Globalization of economic activities, and particularly free trade has been behind this positive development. More countries have been involved in the multilateral trading system, substantial economic restrictions have been reduced, if not removed, and economic, financial and trade reforms have been widely implemented. The advantage of such a development is that it has created not only a more integrated world, but also a more coherent and vested interest community. For example, in 1996 Tunisia entered into the “Association Agreement” with the European Union, which has removed tariff and other trade barriers on most goods by 2008. In conjunction with the “Association Agreement”, the EU is assisting the Tunisian government's Mise A Niveau (upgrading) program to enhance the productivity of Tunisian businesses and prepare for competition in the global marketplace.

 

Additionally, The Doha Development Round, initiated in November 2001 in Qatar, has greatly contributed to this effect despite the current difficulties facing trade negotiations. This should not undermine the achievements the Doha Round has made so far. Since the initiative of the Doha Round, world trade has expanded significantly. During the past five years, trade growth was 3-4 times the world output. Many developing countries have accessed the World Trade Organization and are now actively participating in the world trading system (Dr. Jassim Al – Mannai, 2006).

 

 

 

 

For these reasons we should abandon the conviction that trade and – more generally – globalization lack of human – social – aspects. Free trade globalization recognizes the right of individuals to engage in voluntary transactions in goods and services across international borders. In addition, free trade creates jobs by reducing prices.

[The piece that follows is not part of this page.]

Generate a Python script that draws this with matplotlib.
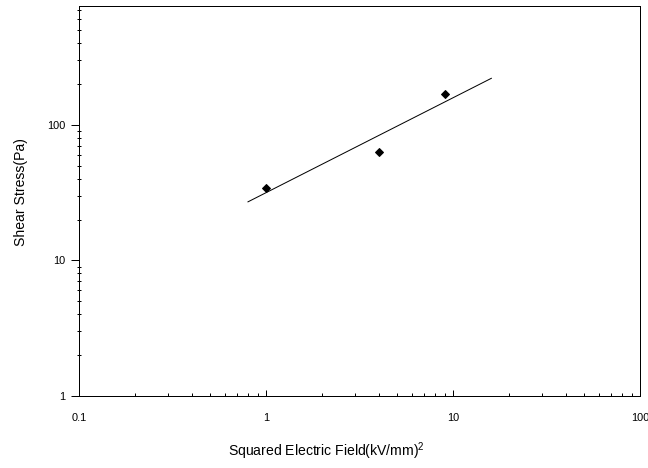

With more money left in the hands of consumers, their additional spending will stimulate production and employment. Furthermore, free trade shifts jobs from high relative cost sectors that cannot compete to low relative cost sectors that may be able to compete. When individuals voluntarily purchase an imported article they get a superior product and/or a better price. Free international trade imparts benefits on all countries, firms, and individuals that participate by permitting, on an international basis, the specialization that occurs in a free economy (Younkins, 2000). It is obviously interesting to recall that social effects were not entirely ignored by earliest economists who have stressed the positive nature of free trade on social welfare during the 19th century. As John Stuart Mill stated, « The economical advantages of commerce are surpassed in importance by those of its effects, which are intellectual and moral. It is hardly possible to overrate the value, in the present low state of human improvment, of placing human beings in contact with persons dissimilar to themselves, and with modes of thought and action unlike those with which they are familiar. Commerce is now, what war once was, the principal source of this contact… There is no nation which does not need to borrow from others, not merely particular arts or practice, but essential points of character in which its own type is inferior ». Recent contributions and stylized facts nowadays contribute to validate such a view.